Question

The maximum number of common normals of \( y^2 = 4ax \) and \( x^2 = 4by \) is equal to:

• A. \( 3 \)
• B. \( 4 \)
• C. \( 5 \)
• D. \( 6 \)

Hint:

When finding common normals to two conic sections, solving for the slopes of the normals from both curves typically gives the number of common normals. The number of solutions depends on the geometry and relative positioning of the curves.

Answer 1

The Correct Option is C

We are given the equations of two parabolas:
\( y^2 = 4ax \), a rightward-opening parabola.
\( x^2 = 4by \), an upward-opening parabola.
We need to determine the maximum number of common normals to both curves.
Step 1: General equation of the normal to the parabola \( y^2 = 4ax \).

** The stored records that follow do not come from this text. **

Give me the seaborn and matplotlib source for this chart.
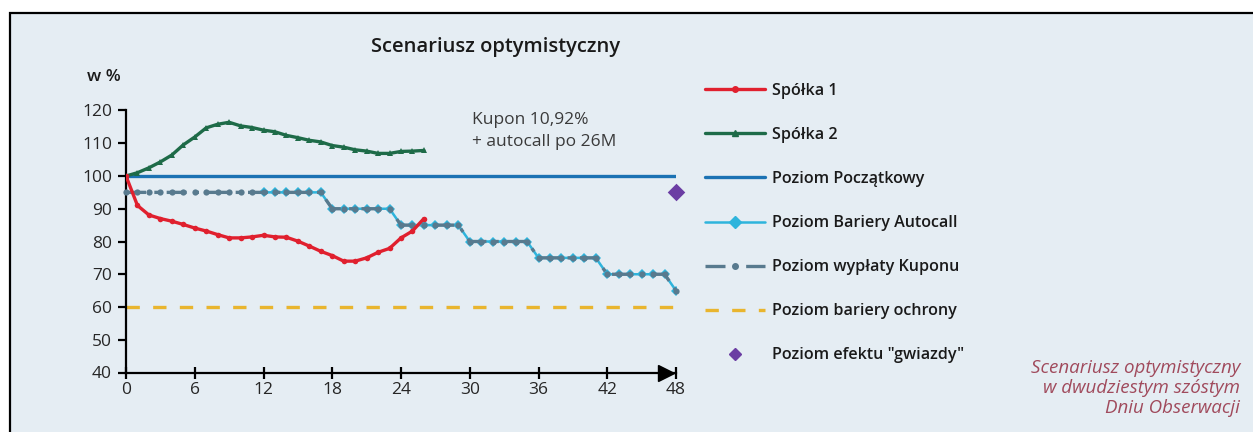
import numpy as np
import pandas as pd
import matplotlib.pyplot as plt
import seaborn as sns
from matplotlib.patches import Rectangle
from matplotlib.lines import Line2D

# dane (miesiące / poziom w %)
months_spolki = list(range(0, 27))
spolka_1 = [100, 91, 88.1, 87, 86.2, 85.2, 84.1, 83.2, 82.1, 81.1, 81.1, 81.4, 81.9,
            81.4, 81.3, 80.1, 78.6, 77, 75.7, 74, 74, 75, 76.7, 77.9, 81.1, 83.2, 87]
spolka_2 = [100, 101, 102.5, 104.3, 106.4, 109.5, 111.9, 114.7, 115.8, 116.4, 115.3,
            114.8, 114, 113.5, 112.4, 111.7, 110.9, 110.4, 109.3, 108.8, 108, 107.6,
            106.9, 106.9, 107.5, 107.6, 107.8]

months_kupon = list(range(0, 49))
kupon = [95] * 18 + [90] * 6 + [85] * 6 + [80] * 6 + [75] * 6 + [70] * 6 + [65]
months_autocall = list(range(12, 49))
autocall = kupon[12:]

poziom_poczatkowy = [100, 100]
bariera_ochrony = [60, 60]
okres = [0, 48]
gwiazda_x = [48]
gwiazda_y = [95]

x_ticks = list(range(0, 49, 6))
y_ticks = list(range(40, 121, 10))

labels = ['Spółka 1', 'Spółka 2', 'Poziom Początkowy', 'Poziom Bariery Autocall',
          'Poziom wypłaty Kuponu', 'Poziom bariery ochrony', 'Poziom efektu "gwiazdy"']

c_red = '#e0202e'
c_green = '#1e6b48'
c_blue = '#1b72b3'
c_cyan = '#2eb4dc'
c_grey = '#587a8e'
c_yellow = '#e9b52e'
c_purple = '#6b3da3'
bg = '#e5edf3'

sns.set_theme(style='white')
plt.rcParams['font.family'] = ['Open Sans', 'DejaVu Sans']

fig = plt.figure(figsize=(12.53, 4.32), dpi=100, facecolor='white')
fig.patches.append(Rectangle((10 / 1253, -0.2), 1.2, (432 - 13) / 432 + 0.2,
                             transform=fig.transFigure, facecolor=bg,
                             edgecolor='black', lw=1.6, zorder=-10))

ax = fig.add_axes([126 / 1253, (432 - 372.5) / 432, 550 / 1253, 262 / 432])
ax.set_facecolor('none')

coupon_ls = (0, (6, 2.5, 1.2, 2.5))

sns.lineplot(x=okres, y=bariera_ochrony, ax=ax, color=c_yellow, lw=2.4,
             linestyle=(0, (4, 4)), zorder=2)
sns.lineplot(x=okres, y=poziom_poczatkowy, ax=ax, color=c_blue, lw=2.4, zorder=3)
sns.lineplot(x=months_autocall, y=autocall, ax=ax, color=c_cyan, lw=1.8,
             marker='D', markersize=5.5, markeredgewidth=0, zorder=4)
sns.lineplot(x=months_kupon, y=kupon, ax=ax, color=c_grey, lw=2.4,
             linestyle=coupon_ls, marker='o', markersize=4.5, markeredgewidth=0,
             zorder=5, clip_on=False)
sns.lineplot(x=months_spolki, y=spolka_2, ax=ax, color=c_green, lw=2.4,
             marker='^', markersize=4, markeredgewidth=0, zorder=6)
sns.lineplot(x=months_spolki, y=spolka_1, ax=ax, color=c_red, lw=2.4,
             marker='o', markersize=4, markeredgewidth=0, zorder=7)
sns.scatterplot(x=gwiazda_x, y=gwiazda_y, ax=ax, color=c_purple, marker='D', s=80,
                linewidth=0, zorder=8, clip_on=False)

ax.set_xlim(0, 48)
ax.set_ylim(40, 120)
ax.set_xticks(x_ticks)
ax.set_yticks(y_ticks)
ax.set_xlabel('')
ax.set_ylabel('')
for s in ['top', 'right']:
    ax.spines[s].set_visible(False)
for s in ['left', 'bottom']:
    ax.spines[s].set_color('black')
    ax.spines[s].set_linewidth(1.6)
ax.tick_params(axis='y', direction='out', length=6, width=1.6, color='black',
               labelsize=12.5, pad=4, left=True)
ax.tick_params(axis='x', direction='inout', length=9, width=1.6, color='black',
               labelsize=12.5, pad=2, bottom=True)
# strzałka na końcu osi czasu
ax.plot(0.982, 0, marker='>', color='black', markersize=11,
        transform=ax.transAxes, clip_on=False, zorder=9)

fig.text(496 / 1253, 1 - 47 / 432, 'Scenariusz optymistyczny', ha='center',
         va='center', fontsize=14.5, color='#1a1a1a', fontweight='semibold')
fig.text(104 / 1253, 1 - 77 / 432, 'w %', ha='center', va='center', fontsize=12.5,
         color='#1a1a1a', fontweight='semibold')
fig.text(472 / 1253, 1 - 131 / 432, 'Kupon 10,92%\n+ autocall po 26M',
         ha='left', va='center', fontsize=12.5, color='#3a3a3a', linespacing=1.5)

handles = [
    Line2D([], [], color=c_red, lw=2.4, marker='o', markersize=4),
    Line2D([], [], color=c_green, lw=2.4, marker='^', markersize=4),
    Line2D([], [], color=c_blue, lw=2.4),
    Line2D([], [], color=c_cyan, lw=1.8, marker='D', markersize=6),
    Line2D([], [], color=c_grey, lw=2.4, linestyle=coupon_ls, marker='o', markersize=4),
    Line2D([], [], color=c_yellow, lw=2.4, linestyle=(0, (4, 4))),
    Line2D([], [], color=c_purple, lw=0, marker='D', markersize=6),
]
leg = fig.legend(handles, labels, loc='upper left',
                 bbox_to_anchor=(697 / 1253, 1 - 75 / 432), frameon=False,
                 fontsize=11.6, handlelength=3.7, handletextpad=0.45,
                 labelspacing=1.74, borderpad=0)
for t in leg.get_texts():
    t.set_fontweight('semibold')
    t.set_color('#1a1a1a')

fig.text(1240 / 1253, 1 - 388 / 432,
         'Scenariusz optymistyczny\nw dwudziestym szóstym\nDniu Obserwacji',
         ha='right', va='center', fontsize=13.5, style='italic', color='#a04a5c',
         linespacing=1.15)

fig.savefig('out.png', dpi=100, facecolor='white')
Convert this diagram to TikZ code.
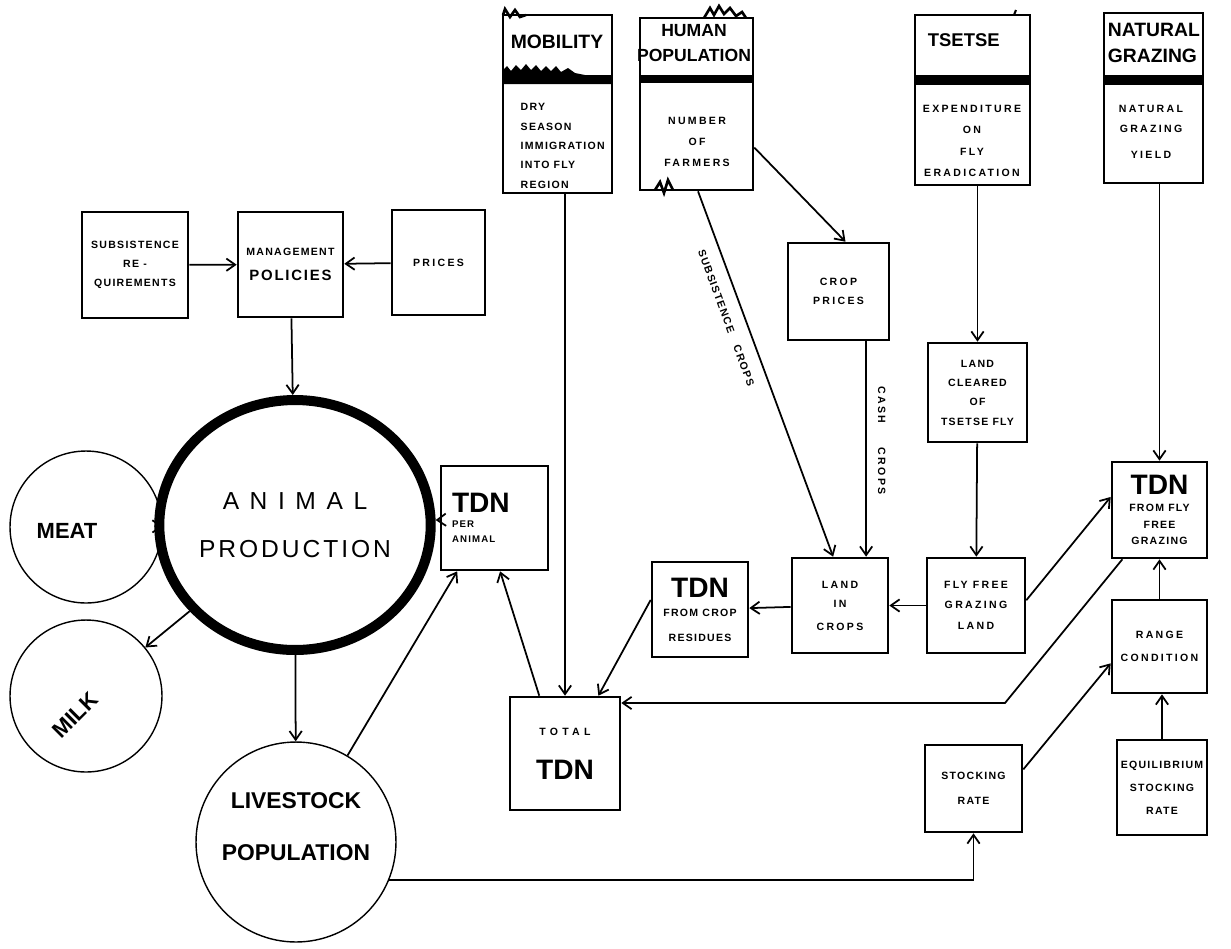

For the parabola \( y^2 = 4ax \), the general equation of the normal at a point \( (x_1, y_1) \) on the parabola is: \[ y - y_1 = -\frac{x_1}{y_1} (x - x_1). \] This normal has slope \( -\frac{x_1}{y_1} \).
Step 2: General equation of the normal to the parabola \( x^2 = 4by \).
For the parabola \( x^2 = 4by \), the equation of the normal at a point \( (x_2, y_2) \) on this parabola is: \[ y - y_2 = \frac{y_2}{x_2} (x - x_2). \] This normal has slope \( \frac{y_2}{x_2} \).
Step 3: Condition for common normals.
For the normals to be common to both parabolas, their slopes must be equal. Thus, the condition is: \[ -\frac{x_1}{y_1} = \frac{y_2}{x_2}. \] This leads to a system of equations that can give multiple solutions. The maximum number of solutions, considering the different geometric configurations and the relative positions of the two parabolas, is 5.
Step 4: Conclusion.
The maximum number of common normals to the given parabolas is 5.